En voyant les semi-remorques prêts à sortir, les salariés mettent le feu à un tas de pneus et de palettes près de la sortie. Les pompiers interviennent pour éteindre ce ridicule incendie. Les CRS en profitent pour dégager vers 10 h 30 l’accès nord, en inondant le quartier de jets de pastilles et de grenades lacrymogènes… et en matraquant les plus combatifs. C’est alors que deux camions de déménagement sortent de l’usine. Ils sont suivis sur près d’un kilomètre, en pleine ville, par les salariés qui se mettent en travers de la route, et bombardent les camions de la société Bovis de yaourts ou œufs pourris. Les forces de répression de l’État réussissent, à force de lacrymo et de matraquage, à dégager les camions, qui peuvent nsuite rejoindre la rocade de Rennes. Pendant ce temps, les gros bras de Euro-Sécurité balancent des lacrymos et des cailloux sur les salariés restés sur place.

N’en déplaise aux médias qui ont annoncé la fin de la délocalisation, seules cinq machines sont sorties de l’usine. Selon le délégué syndical de STM, il en reste plusieurs centaines à l’intérieur. Ce travail de dépeçage pourrait donc durer tout l’été voire même au-delà…

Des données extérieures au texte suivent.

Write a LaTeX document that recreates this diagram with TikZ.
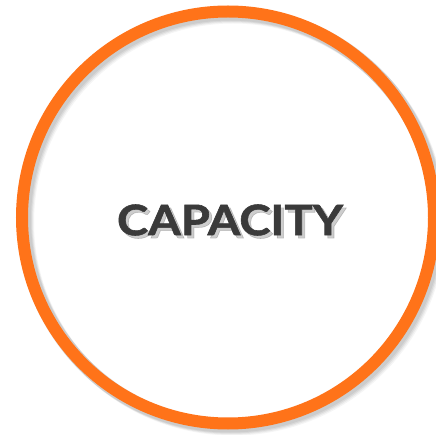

Un camarade du groupe La Sociale de la FA, suite à une fausse alerte qui annonçait une sortie de machines du site de l’usine, est passé dans la nuit de samedi 12 au dimanche 13 près de l’usine pour en savoir davantage. C’est alors que les petites têtes de Euro-Sécurité lui ont sauté dessus en pleine rue (les interventions de vigiles sur la voie publique sont légalement interdites). Comme par hasard, les cow-boys de la brigade anti-criminalité (BAC) sont arrivés sur place peu de temps après, et ont emmené notre camarade à l’hôtel de police, où il est resté plus de treize heures en garde à vue, en se voyant reprocher un incendie que seuls les vigiles auraient pu provoquer. N’ayant pu prouver quoi que ce soit, et sentant le coup fourré des brutes de Euro-Sécurité, les flics ont relâché notre camarade en classant l’affaire sans suite, mais après un relevé anthropométrique et une photographie du visage. Bref, la répression n’a pas fini de tomber sur tous les militants investis dans les luttes. Nous vous tiendrons informés ultérieurement si cette affaire devait remonter à la surface.

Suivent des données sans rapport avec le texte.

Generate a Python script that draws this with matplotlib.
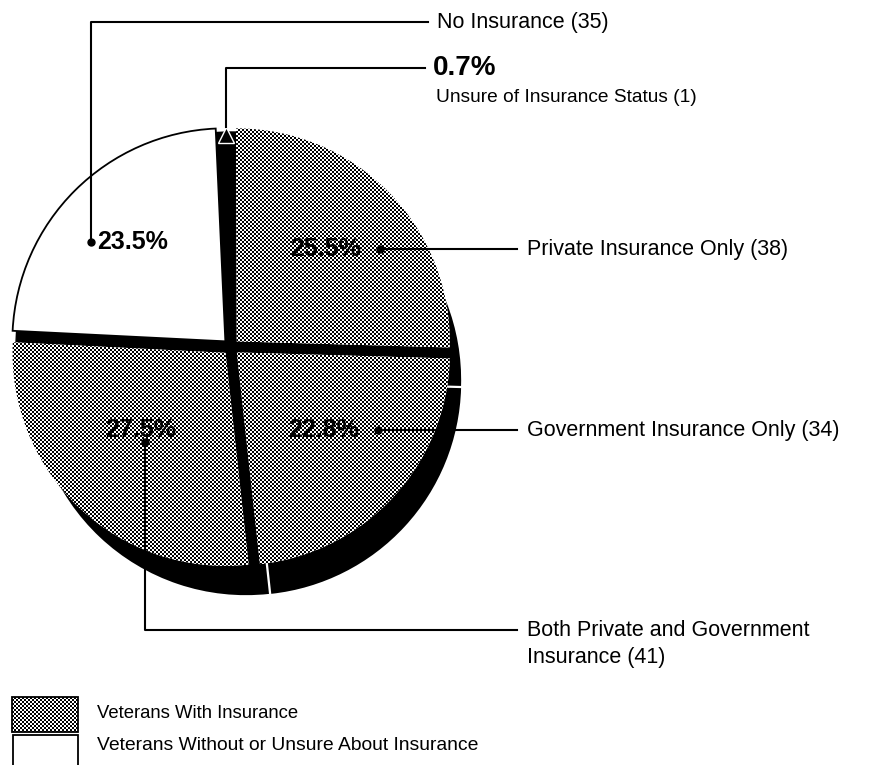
import numpy as np
import matplotlib
matplotlib.use("Agg")
import matplotlib.pyplot as plt
from matplotlib.patches import Circle, Rectangle

# ── Data ───────────────────────────────────────────────────────────────────────

# clockwise from 12 o'clock
groups = ["Unsure of Insurance Status", "Private Insurance Only",
          "Government Insurance Only", "Both Private and Government\nInsurance",
          "No Insurance"]
counts = [1, 38, 34, 41, 35]
insured = [False, True, True, True, False]
legend_labels = ["Veterans With Insurance",
                 "Veterans Without or Unsure About Insurance"]

pcts = [100 * c / sum(counts) for c in counts]

# ── Layout (pixel units, y measured from the top) ────────────────────────────

W, H = 886, 765
def py(y):
    return H - y

CX, CY, R = 231, py(347), 213
EXPL = 8            # pie explode is in data units here
SHADOW = (16, -34)
START = 92.6

plt.rcParams["font.family"] = ["Liberation Sans", "DejaVu Sans"]

fig = plt.figure(figsize=(W / 100, H / 100), dpi=100)
ax = fig.add_axes([0, 0, 1, 1])

# halftone screen used for the insured slices
yy, xx = np.mgrid[0:H, 0:W]
screen = ((xx // 2 + yy // 2) % 2).astype(float)

def halftone(clip):
    im = ax.imshow(screen, cmap="gray", vmin=0, vmax=1, extent=(0, W, 0, H),
                   origin="lower", interpolation="nearest", zorder=1.5)
    im.set_clip_path(clip)

explode = [0 if i == 0 else EXPL for i in range(len(counts))]

# drop shadow, one wedge at a time (only slightly split)
ax.pie(counts, center=(CX + SHADOW[0], CY + SHADOW[1]), radius=R,
       explode=[e / 5 for e in explode], startangle=START, counterclock=False,
       colors=["black"] * len(counts), wedgeprops=dict(linewidth=0))
# black under the gaps between slices
ax.add_patch(Circle((CX, CY), R + 2, color="black", zorder=0.5))

faces = ["black" if i == 0 else "white" for i in range(len(counts))]
wedges, _ = ax.pie(counts, center=(CX, CY), radius=R, explode=explode,
                   startangle=START, counterclock=False, colors=faces,
                   wedgeprops=dict(edgecolor="black", linewidth=0))
for w, ins in zip(wedges, insured):
    w.set_zorder(1)
    if ins:
        halftone(w)
    else:
        w.set_linewidth(1.3)

# arrow marking the thin "unsure" slice
mid = np.deg2rad((wedges[0].theta1 + wedges[0].theta2) / 2)
ax_x = CX + (R - 1) * np.cos(mid)
ax_y = CY + (R - 1) * np.sin(mid)
ax.plot([ax_x], [ax_y], marker="^", ms=12, color="black",
        markeredgecolor="white", markeredgewidth=1.0, zorder=3)

LW = 1.5
lab_fs = 15.5
pct_fs = 18

def fmt(p):
    return f"{p:.1f}%"

# No Insurance: dot inside white slice, leader up and right
ax.plot([91, 91, 428], [py(242), py(22), py(22)], color="black", lw=LW, zorder=3)
ax.plot([91], [py(242)], "o", ms=5, color="black", zorder=3)
ax.text(97, py(242), fmt(pcts[4]), fontsize=pct_fs, fontweight="bold",
        ha="left", va="center", zorder=4)
ax.text(437, py(22), f"No Insurance ({counts[4]})", fontsize=lab_fs,
        ha="left", va="center")

# Unsure: leader from arrow tip
ax.plot([ax_x, ax_x, 425], [ax_y + 8, py(68), py(68)], color="black", lw=LW, zorder=3)
ax.text(433, py(68), fmt(pcts[0]), fontsize=20, fontweight="bold",
        ha="left", va="center")
ax.text(436, py(97), f"Unsure of Insurance Status ({counts[0]})",
        fontsize=13.8, ha="left", va="center")

# Private only
ax.plot([380, 517], [py(249), py(249)], color="black", lw=LW, zorder=3)
ax.plot([380], [py(249)], "o", ms=5, color="black", zorder=3)
ax.text(326, py(249), fmt(pcts[1]), fontsize=pct_fs, fontweight="bold",
        ha="center", va="center", zorder=4)
ax.text(527, py(249), f"Private Insurance Only ({counts[1]})", fontsize=lab_fs,
        ha="left", va="center")

# Government only
ax.plot([378, 517], [py(430), py(430)], color="black", lw=LW, zorder=3)
ax.plot([378], [py(430)], "o", ms=5, color="black", zorder=3)
ax.text(324, py(430), fmt(pcts[2]), fontsize=pct_fs, fontweight="bold",
        ha="center", va="center", zorder=4)
ax.text(527, py(430), f"Government Insurance Only ({counts[2]})", fontsize=lab_fs,
        ha="left", va="center")

# Both
ax.plot([145, 145, 517], [py(442), py(630), py(630)], color="black", lw=LW, zorder=3)
ax.plot([145], [py(442)], "o", ms=5, color="black", zorder=3)
ax.text(141, py(430), fmt(pcts[3]), fontsize=pct_fs, fontweight="bold",
        ha="center", va="center", zorder=4)
ax.text(527, py(630), "Both Private and Government", fontsize=lab_fs,
        ha="left", va="center")
ax.text(527, py(658), f"Insurance ({counts[3]})", fontsize=lab_fs,
        ha="left", va="center")

# legend
box = Rectangle((12, py(732)), 66, 35, facecolor="white", lw=0, zorder=1)
ax.add_patch(box)
halftone(box)
ax.add_patch(Rectangle((12, py(732)), 66, 35, facecolor="none",
                       edgecolor="black", lw=1.3, zorder=2.5))
ax.add_patch(Rectangle((13, py(768)), 65, 33, facecolor="white",
                       edgecolor="black", lw=1.3, zorder=2))
ax.text(97, py(713), legend_labels[0], fontsize=13.3, ha="left", va="center")
ax.text(97, py(746), legend_labels[1], fontsize=13.9, ha="left", va="center")

ax.set_xlim(0, W)
ax.set_ylim(0, H)
ax.set_aspect("auto")
ax.axis("off")

fig.savefig("out.png", dpi=100)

Depuis l’expulsion des machines de STM, plusieurs initiatives militantes ont été proposées et réalisées. D’abord, la manifestation du samedi 13 juin, qui a rassemblé environ 600 personnes sur la place de Rennes : environ 200 salariés, et pour le reste, les organisations politiques de gauche (c’était quand même la veille des élections européennes) et d’extrème-gauche. Le cortège de la FA de Rennes était loin d’être ridicule. à noter l’absence des unions départementales des confédérations syndicales, hormis une partie de la direction syndicale de l’UD FO 35. Ce manque de soutien des UD fait particulièrement jaser dans le landerneau militant…

Le mardi 15 juin s’est tenu le concert de soutien aux salariés de STM, organisé par le groupe La Sociale de la Fédération anarchiste. Plus de 200 personnes ont assisté au concert du groupe Honoré Capsule, reprenant des chansons sociales et révolutionnaires telles que Laa Java des Bons-Enfants, la Makhnovtschina, etc. L’ambiance y fut très bonne. Les buvettes, galettes, saucisses et caisse de solidarité, ont permis de ramener pas mal d’argent à ces salariés en butte à la répression policière et judiciaire.

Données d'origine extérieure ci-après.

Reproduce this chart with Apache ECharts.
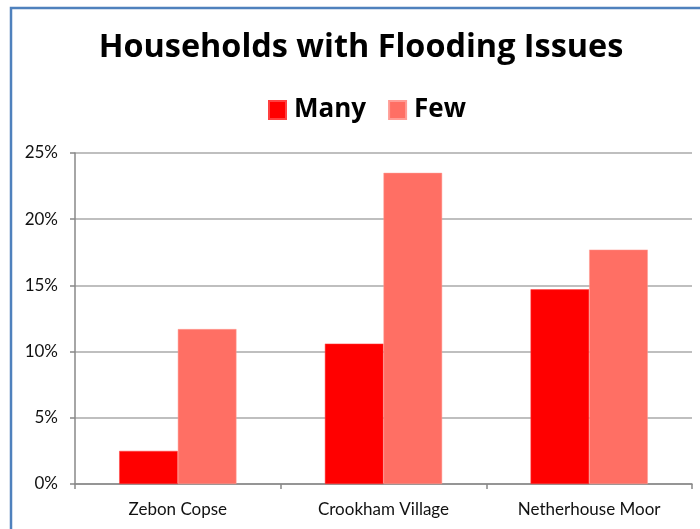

Enfin, autre initiative, le 26 juin, les salariés de STM organisent une assemblée générale des luttes avec les salariés d’entreprises qui connaissent des plans de licenciement. L’objectif est de réussir à terme à monter une coordination nationale contre les licenciements.

En l’état actuel de la lutte auprès de STM, on peut dire sans complexe que la Fédération anarchiste y a gagné en terme de visibilité militante, et de crédibilité par son investissement constant au service des luttes sociales. À cet égard, la venue le 29 mai dernier au 61e congrès fédéral de la FA du principal animateur de la lutte, le délégué syndical Jean-Marie Michel, son interview sur Radio libertaire, et les différents remerciements publics qu’il peut faire de notre action, ne peuvent que nous confirmer dans l’idée que l’investissement dans les luttes sociales doit être une priorité des anarchistes.